Point \( (2,1) \) and \( (6,7) \) are opposite vertices of a square which is nscribed in a circle find the centre and equation of a circle

To find the center of the circle inscribing the square, we first need to find the midpoint of the segment connecting the opposite vertices \( (2,1) \) and \( (6,7) \). The midpoint \( M \) is calculated as follows: \[ M = \left( \frac{2+6}{2}, \frac{1+7}{2} \right) = \left( \frac{8}{2}, \frac{8}{2} \right) = (4, 4) \] The center of the circle is at the point \( (4, 4) \). Next, we find the distance between the two opposite vertices to determine the radius.
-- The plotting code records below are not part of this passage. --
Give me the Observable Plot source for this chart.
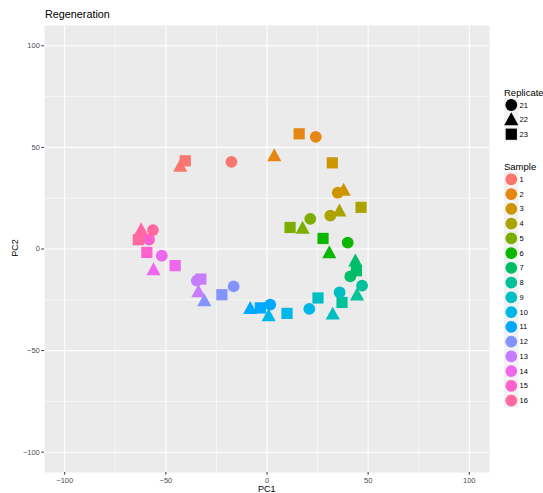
<!DOCTYPE html>
<html>
<head>
<meta charset="utf-8">
<script src="https://cdn.jsdelivr.net/npm/d3@7"></script>
<script src="https://cdn.jsdelivr.net/npm/@observablehq/plot@0.6"></script>
<style>
  body { margin: 0; background: #fff; }
  #wrap { position: relative; width: 543px; height: 493px; font-family: "Liberation Sans", Arial, sans-serif; }
  #wrap > svg { position: absolute; left: 0; top: 0; }
</style>
</head>
<body>
<div id="wrap"></div>
<script>
// ---- data ----
const samples = ["1","2","3","4","5","6","7","8","9","10","11","12","13","14","15","16"];
const sampleColors = ["#F8766D","#E68613","#CD9600","#ABA300","#7CAE00","#0CB702","#00BE67","#00C19A",
                      "#00BFC4","#00B8E7","#00A9FF","#8494FF","#C77CFF","#ED68ED","#FF61CC","#FF68A1"];
const replicates = ["21","22","23"];
const xTicks = [-100, -50, 0, 50, 100];
const yTicks = [-100, -50, 0, 50, 100];
const minorTicks = [-75, -25, 25, 75];

const pointSample    = ["1","1","1","2","2","2","3","3","3","4","4","4","5","5","5","6","6","6","7","7","7","8","8","8",
                        "9","9","9","10","10","10","11","11","11","12","12","12","13","13","13","14","14","14","15","15","15","16","16","16"];
const pointReplicate = ["21","22","23","21","22","23","21","22","23","21","22","23","21","22","23","21","22","23","21","22","23","21","22","23",
                        "21","22","23","21","22","23","21","22","23","21","22","23","21","22","23","21","22","23","21","22","23","21","22","23"];
const pc1 = [-17.6,-42.9,-40.4, 24.1,3.6,15.9, 35.0,37.9,32.3, 31.3,35.8,46.5, 21.4,17.6,11.4, 39.9,30.8,27.7,
             41.2,43.7,44.2, 47.0,44.5,37.1, 35.9,32.5,25.2, 20.9,0.8,9.9, 1.6,-8.3,-3.3, -16.5,-31.0,-22.3,
             -34.7,-33.9,-32.7, -52.0,-56.1,-45.4, -58.3,-62.0,-59.4, -56.4,-62.2,-63.6];
const pc2 = [42.9,40.8,43.4, 55.2,45.9,56.7, 27.7,29.0,42.4, 16.4,18.8,20.5, 14.8,10.3,10.6, 3.1,-1.8,5.2,
             -13.5,-5.8,-10.7, -18.0,-22.6,-26.3, -21.3,-32.0,-24.1, -29.5,-32.8,-31.7, -27.4,-29.2,-29.0, -18.4,-25.4,-22.5,
             -15.6,-21.0,-14.8, -3.3,-10.2,-8.2, 4.6,8.0,-1.7, 9.3,9.5,4.6];

const title = "Regeneration";
const xLabel = "PC1";
const yLabel = "PC2";

const points = pc1.map((x, i) => ({PC1: x, PC2: pc2[i], sample: pointSample[i], replicate: pointReplicate[i]}));

// ---- symbols (ggplot shapes 16, 17, 15) ----
const circleSym = {draw(ctx, size) { const r = Math.sqrt(size / Math.PI); ctx.moveTo(r, 0); ctx.arc(0, 0, r, 0, 2 * Math.PI); }};
const triSym = {draw(ctx, size) { const r = Math.sqrt(size / Math.PI);
  ctx.moveTo(0, -1.25 * r); ctx.lineTo(1.2 * r, 0.95 * r); ctx.lineTo(-1.2 * r, 0.95 * r); ctx.closePath(); }};
const sqSym = {draw(ctx, size) { const r = Math.sqrt(size / Math.PI); const h = 0.95 * r; ctx.rect(-h, -h, 2 * h, 2 * h); }};
const symbols = [circleSym, triSym, sqSym];

const W = 543, H = 493;
const R = 5.9;

const chart = Plot.plot({
  width: W, height: H,
  marginLeft: 44, marginRight: 54, marginTop: 25, marginBottom: 21,
  style: {fontFamily: "Liberation Sans, Arial, sans-serif", background: "transparent"},
  x: {domain: [-110, 110]},
  y: {domain: [-110, 110]},
  color: {type: "ordinal", domain: samples, range: sampleColors},
  symbol: {domain: replicates, range: symbols},
  marks: [
    Plot.frame({fill: "#EBEBEB", stroke: null}),
    Plot.gridX(minorTicks, {stroke: "#fff", strokeOpacity: 1, strokeWidth: 0.55}),
    Plot.gridY(minorTicks, {stroke: "#fff", strokeOpacity: 1, strokeWidth: 0.55}),
    Plot.gridX(xTicks, {stroke: "#fff", strokeOpacity: 1, strokeWidth: 1.1}),
    Plot.gridY(yTicks, {stroke: "#fff", strokeOpacity: 1, strokeWidth: 1.1}),
    Plot.axisX(xTicks, {tickSize: 2.7, tickPadding: 2, fontSize: 7.5, stroke: "#333", fill: "#4D4D4D", label: null}),
    Plot.axisY(yTicks, {tickSize: 2.7, tickPadding: 2, fontSize: 7.5, stroke: "#333", fill: "#4D4D4D", label: null}),
    Plot.dot(points, {x: "PC1", y: "PC2", fill: "sample", symbol: "replicate", r: R, stroke: null})
  ]
});
const wrap = document.getElementById("wrap");
wrap.appendChild(chart);

// ---- texts + legends ----
const svg = d3.select(wrap).append("svg").attr("width", W).attr("height", H)
  .style("position", "absolute").style("left", 0).style("top", 0)
  .style("font-family", "Liberation Sans, Arial, sans-serif");

svg.append("text").attr("x", 45).attr("y", 18.3).attr("font-size", 10.8).text(title);
svg.append("text").attr("x", 266.7).attr("y", 491.5).attr("text-anchor", "middle").attr("font-size", 9).text(xLabel);
svg.append("text").attr("transform", "translate(17.5,248) rotate(-90)").attr("text-anchor", "middle").attr("font-size", 9).text(yLabel);

const keyX = 504, keyW = 14.6, keyStep = 14.75;
function symPath(sym) { const p = d3.path(); sym.draw(p, Math.PI * R * R); return p.toString(); }

svg.append("text").attr("x", keyX).attr("y", 96).attr("font-size", 9.5).text("Replicate");
replicates.forEach((rp, i) => {
  const cy = 105 + i * 14.6;
  svg.append("rect").attr("x", keyX).attr("y", cy - keyW / 2).attr("width", keyW).attr("height", keyW).attr("fill", "#F2F2F2");
  svg.append("path").attr("d", symPath(symbols[i])).attr("transform", `translate(${keyX + keyW / 2},${cy})`).attr("fill", "#000");
  svg.append("text").attr("x", 519.5).attr("y", cy).attr("dy", "0.35em").attr("font-size", 7.5).text(rp);
});

svg.append("text").attr("x", keyX).attr("y", 169.5).attr("font-size", 9.5).text("Sample");
samples.forEach((s, i) => {
  const cy = 179.3 + i * keyStep;
  svg.append("rect").attr("x", keyX).attr("y", cy - keyW / 2).attr("width", keyW).attr("height", keyW).attr("fill", "#F2F2F2");
  svg.append("circle").attr("cx", keyX + keyW / 2).attr("cy", cy).attr("r", R).attr("fill", sampleColors[i]);
  svg.append("text").attr("x", 519.5).attr("y", cy).attr("dy", "0.35em").attr("font-size", 7.5).text(s);
});
</script>
</body>
</html>
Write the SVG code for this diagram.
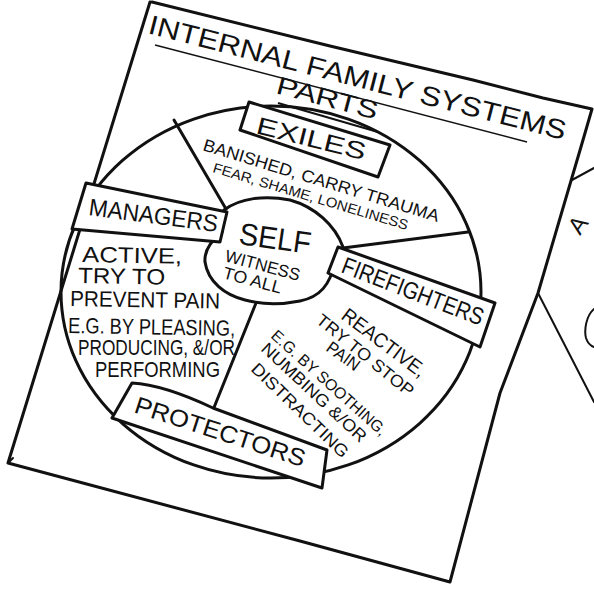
<svg xmlns="http://www.w3.org/2000/svg" width="594" height="589" viewBox="0 0 594 589">
<style>
.ink{fill:none;stroke:#111;stroke-width:3;stroke-linecap:round;stroke-linejoin:round}
.thin{fill:none;stroke:#111;stroke-width:2;stroke-linecap:round;stroke-linejoin:round}
.box{fill:#fff;stroke:#111;stroke-width:3;stroke-linejoin:round}
text{font-family:"Liberation Sans","DejaVu Sans",sans-serif;fill:#111;}
.lbl{font-size:24px}
.body{font-size:20px}
.small{font-size:16px}
</style>
<rect width="594" height="589" fill="#fff"/>

<g id="second-card">
  <path class="thin" d="M538,293 L594,402"/>
  <path class="thin" d="M572,180 L594,168"/>
  <text x="0" y="0" font-size="24" transform="translate(580,236) rotate(-55)">A</text>
  <path class="thin" d="M594,309 C586,316 584,330 586,338 C588,344 591,346 594,347"/>
</g>

<g id="card">
  <path class="ink" d="M152,2 L330,46 L473,80 L543,98 L592,109 L583,140 L538,293 L500,393 L450,582 L300,541 L8,463 L150,2"/>
  <path class="thin" d="M8,463 L13,458"/>
  <text transform="translate(147,33) rotate(14.4)" font-size="27" textLength="430" lengthAdjust="spacingAndGlyphs">INTERNAL FAMILY SYSTEMS</text>
  <path d="M155,45 L527,142" stroke="#111" stroke-width="1.5" fill="none"/>
  <text transform="translate(275,93) rotate(14.8)" font-size="25" textLength="104" lengthAdjust="spacingAndGlyphs">PARTS</text>
  <path d="M278,103 L378,132" stroke="#111" stroke-width="2" fill="none"/>
</g>

<g id="circle">
  <ellipse class="ink" cx="271" cy="292" rx="210" ry="186"/>
</g>

<g id="connectors">
  <path class="ink" d="M174,120 L226,209"/>
  <path class="ink" d="M343,248 L468,232"/>
  <path class="ink" d="M256,303 L213,410"/>
</g>

<g id="self">
  <path class="ink" fill="#fff" d="M224,210 C240,198 265,195 290,200 C315,207 335,225 343,247 L335,262 C330,285 320,297 300,301 C280,305 260,304 245,300 C225,295 208,282 205,262 C204,250 212,240 222,232 Z"/>
  <text transform="translate(238,244) rotate(8)" font-size="31" textLength="72" lengthAdjust="spacingAndGlyphs">SELF</text>
  <text transform="translate(224,261) rotate(15)" font-size="17" textLength="77" lengthAdjust="spacingAndGlyphs">WITNESS</text>
  <text transform="translate(222,278) rotate(15)" font-size="17" textLength="60" lengthAdjust="spacingAndGlyphs">TO ALL</text>
</g>

<g id="exiles">
  <path class="box" d="M249,102 L390,145 L378,177 L240,130 Z"/>
  <text transform="translate(255,133) rotate(14)" class="lbl" textLength="112" lengthAdjust="spacingAndGlyphs">EXILES</text>
  <text transform="translate(202,150) rotate(17)" font-size="17" textLength="246" lengthAdjust="spacingAndGlyphs">BANISHED, CARRY TRAUMA</text>
  <text transform="translate(212,172) rotate(16.6)" font-size="14" textLength="203" lengthAdjust="spacingAndGlyphs">FEAR, SHAME, LONELINESS</text>
</g>

<g id="managers">
  <path class="box" d="M86,183 L227,212 L220,242 L72,229 Z"/>
  <text transform="translate(88,215) rotate(7.5)" class="lbl" font-size="25" textLength="130" lengthAdjust="spacingAndGlyphs">MANAGERS</text>
  <g font-size="22">
    <text transform="translate(82,262) rotate(1)" textLength="100" lengthAdjust="spacingAndGlyphs">ACTIVE,</text>
    <text transform="translate(78,283) rotate(1)" textLength="87" lengthAdjust="spacingAndGlyphs">TRY TO</text>
    <text transform="translate(70,306) rotate(1)" textLength="150" lengthAdjust="spacingAndGlyphs">PREVENT PAIN</text>
    <text transform="translate(68,333) rotate(1)" textLength="167" lengthAdjust="spacingAndGlyphs">E.G. BY PLEASING,</text>
    <text transform="translate(78,355) rotate(0)" textLength="157" lengthAdjust="spacingAndGlyphs">PRODUCING, &amp;/OR</text>
    <text transform="translate(95,377) rotate(0)" textLength="125" lengthAdjust="spacingAndGlyphs">PERFORMING</text>
  </g>
</g>

<g id="firefighters">
  <path class="box" d="M338,247 L495,303 L480,347 L328,273 Z"/>
  <text transform="translate(340,272) rotate(21)" class="lbl" font-size="23" textLength="150" lengthAdjust="spacingAndGlyphs">FIREFIGHTERS</text>
  <text transform="translate(340,318) rotate(37)" font-size="20" textLength="100" lengthAdjust="spacingAndGlyphs">REACTIVE,</text>
  <text transform="translate(315,322) rotate(39)" font-size="17" textLength="120" lengthAdjust="spacingAndGlyphs">TRY TO STOP</text>
  <text transform="translate(325,350) rotate(36)" font-size="17" textLength="37" lengthAdjust="spacingAndGlyphs">PAIN</text>
  <text transform="translate(270,337) rotate(42)" font-size="16" textLength="149" lengthAdjust="spacingAndGlyphs">E.G. BY SOOTHING,</text>
  <text transform="translate(260,350) rotate(43)" font-size="17" textLength="137" lengthAdjust="spacingAndGlyphs">NUMBING &amp;/OR</text>
  <text transform="translate(250,370) rotate(44)" font-size="17" textLength="128" lengthAdjust="spacingAndGlyphs">DISTRACTING</text>
</g>

<g id="protectors">
  <path class="box" d="M132,383 C150,384 175,390 213,408 L327,450 L322,488 L112,418 Z"/>
  <text transform="translate(133,412) rotate(18)" class="lbl" textLength="178" lengthAdjust="spacingAndGlyphs">PROTECTORS</text>
</g>
</svg>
The distance is calculated using the distance formula: \[ d = \sqrt{(6-2)^2 + (7-1)^2} = \sqrt{(4)^2 + (6)^2} = \sqrt{16 + 36} = \sqrt{52} = 2\sqrt{13} \] The distance represents the diagonal of the square, and the radius of the circle is half of the diagonal: \[ \text{Radius} = \frac{d}{2} = \frac{2\sqrt{13}}{2} = \sqrt{13} \] Finally, the equation of the circle is given by \( (x-h)^2 + (y-k)^2 = r^2 \), where \( (h,k) \) is the center and \( r \) is the radius. Thus, we have: \[ (x - 4)^2 + (y - 4)^2 = 13 \] This is the equation of the circle inscribing the square. To sum it up, the center of the circle is \( (4, 4) \) and the equation of the circle is \( (x - 4)^2 + (y - 4)^2 = 13 \).